#### What the exercise asks
Copy out exactly the lines from the start of the data to the line containing "const percentLabels = frequencies.map(v". Include both.

::::::

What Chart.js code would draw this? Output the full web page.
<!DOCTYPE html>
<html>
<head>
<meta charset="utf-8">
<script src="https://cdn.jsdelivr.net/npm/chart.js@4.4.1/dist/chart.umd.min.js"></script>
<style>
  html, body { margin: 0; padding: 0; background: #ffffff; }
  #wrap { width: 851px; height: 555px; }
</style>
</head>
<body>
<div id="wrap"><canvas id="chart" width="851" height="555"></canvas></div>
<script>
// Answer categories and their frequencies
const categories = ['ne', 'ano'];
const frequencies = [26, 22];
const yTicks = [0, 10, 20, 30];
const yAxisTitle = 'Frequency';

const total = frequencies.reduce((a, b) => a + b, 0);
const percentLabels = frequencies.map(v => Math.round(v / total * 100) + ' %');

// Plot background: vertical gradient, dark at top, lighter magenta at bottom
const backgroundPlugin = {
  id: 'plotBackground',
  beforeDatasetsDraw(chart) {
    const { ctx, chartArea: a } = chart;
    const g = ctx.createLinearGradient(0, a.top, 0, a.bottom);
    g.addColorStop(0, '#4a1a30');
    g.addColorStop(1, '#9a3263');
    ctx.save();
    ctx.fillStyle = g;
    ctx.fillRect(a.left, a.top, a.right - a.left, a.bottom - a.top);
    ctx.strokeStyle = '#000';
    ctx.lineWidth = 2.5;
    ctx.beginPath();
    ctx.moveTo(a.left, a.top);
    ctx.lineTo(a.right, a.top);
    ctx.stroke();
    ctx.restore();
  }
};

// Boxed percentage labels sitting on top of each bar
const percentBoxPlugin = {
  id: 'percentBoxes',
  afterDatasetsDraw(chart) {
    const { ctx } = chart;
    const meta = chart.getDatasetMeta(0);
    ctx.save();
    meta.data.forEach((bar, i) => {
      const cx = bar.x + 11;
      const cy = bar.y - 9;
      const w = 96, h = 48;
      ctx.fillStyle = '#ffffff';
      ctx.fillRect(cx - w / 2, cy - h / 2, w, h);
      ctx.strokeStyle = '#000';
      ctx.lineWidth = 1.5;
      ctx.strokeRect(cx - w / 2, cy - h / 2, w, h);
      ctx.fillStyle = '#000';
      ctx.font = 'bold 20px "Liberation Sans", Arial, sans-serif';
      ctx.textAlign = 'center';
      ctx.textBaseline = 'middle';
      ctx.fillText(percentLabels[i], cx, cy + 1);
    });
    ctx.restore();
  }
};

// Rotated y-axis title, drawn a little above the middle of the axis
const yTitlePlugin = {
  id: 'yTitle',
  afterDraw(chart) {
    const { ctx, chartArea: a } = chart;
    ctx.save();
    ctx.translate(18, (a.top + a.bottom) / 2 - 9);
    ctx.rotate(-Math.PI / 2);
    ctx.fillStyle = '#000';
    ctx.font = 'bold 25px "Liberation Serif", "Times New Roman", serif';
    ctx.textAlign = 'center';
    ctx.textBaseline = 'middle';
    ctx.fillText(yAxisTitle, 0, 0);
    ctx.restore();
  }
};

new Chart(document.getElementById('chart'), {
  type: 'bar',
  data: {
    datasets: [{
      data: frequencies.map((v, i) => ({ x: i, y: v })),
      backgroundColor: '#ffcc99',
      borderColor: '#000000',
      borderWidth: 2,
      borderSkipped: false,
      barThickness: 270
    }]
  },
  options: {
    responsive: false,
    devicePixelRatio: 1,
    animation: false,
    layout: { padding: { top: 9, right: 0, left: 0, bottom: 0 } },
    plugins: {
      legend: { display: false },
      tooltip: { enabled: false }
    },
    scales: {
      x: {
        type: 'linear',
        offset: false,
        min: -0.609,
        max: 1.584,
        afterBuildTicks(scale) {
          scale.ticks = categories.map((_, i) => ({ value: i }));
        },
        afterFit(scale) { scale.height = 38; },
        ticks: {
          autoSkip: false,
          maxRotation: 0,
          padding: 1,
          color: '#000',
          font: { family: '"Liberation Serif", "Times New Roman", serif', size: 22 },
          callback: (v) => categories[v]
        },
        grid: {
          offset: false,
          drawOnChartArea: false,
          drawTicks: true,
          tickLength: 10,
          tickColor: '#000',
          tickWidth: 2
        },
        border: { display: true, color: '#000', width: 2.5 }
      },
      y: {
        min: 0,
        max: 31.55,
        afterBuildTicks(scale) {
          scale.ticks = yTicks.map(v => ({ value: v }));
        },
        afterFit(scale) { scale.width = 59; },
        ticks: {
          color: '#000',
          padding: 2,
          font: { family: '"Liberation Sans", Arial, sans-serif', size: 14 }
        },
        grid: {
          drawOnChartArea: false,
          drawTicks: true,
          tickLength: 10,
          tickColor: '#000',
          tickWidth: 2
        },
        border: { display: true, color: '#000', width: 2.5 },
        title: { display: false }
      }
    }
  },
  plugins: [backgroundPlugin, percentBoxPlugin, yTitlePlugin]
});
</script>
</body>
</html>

::::::

#### Answer to the problem
What Chart.js code would draw this? Output the full web page.
<!DOCTYPE html>
<html>
<head>
<meta charset="utf-8">
<script src="https://cdn.jsdelivr.net/npm/chart.js@4.4.1/dist/chart.umd.min.js"></script>
<style>
  html, body { margin: 0; padding: 0; background: #ffffff; }
  #wrap { width: 851px; height: 555px; }
</style>
</head>
<body>
<div id="wrap"><canvas id="chart" width="851" height="555"></canvas></div>
<script>
// Answer categories and their frequencies
const categories = ['ne', 'ano'];
const frequencies = [26, 22];
const yTicks = [0, 10, 20, 30];
const yAxisTitle = 'Frequency';

const total = frequencies.reduce((a, b) => a + b, 0);
const percentLabels = frequencies.map(v => Math.round(v / total * 100) + ' %');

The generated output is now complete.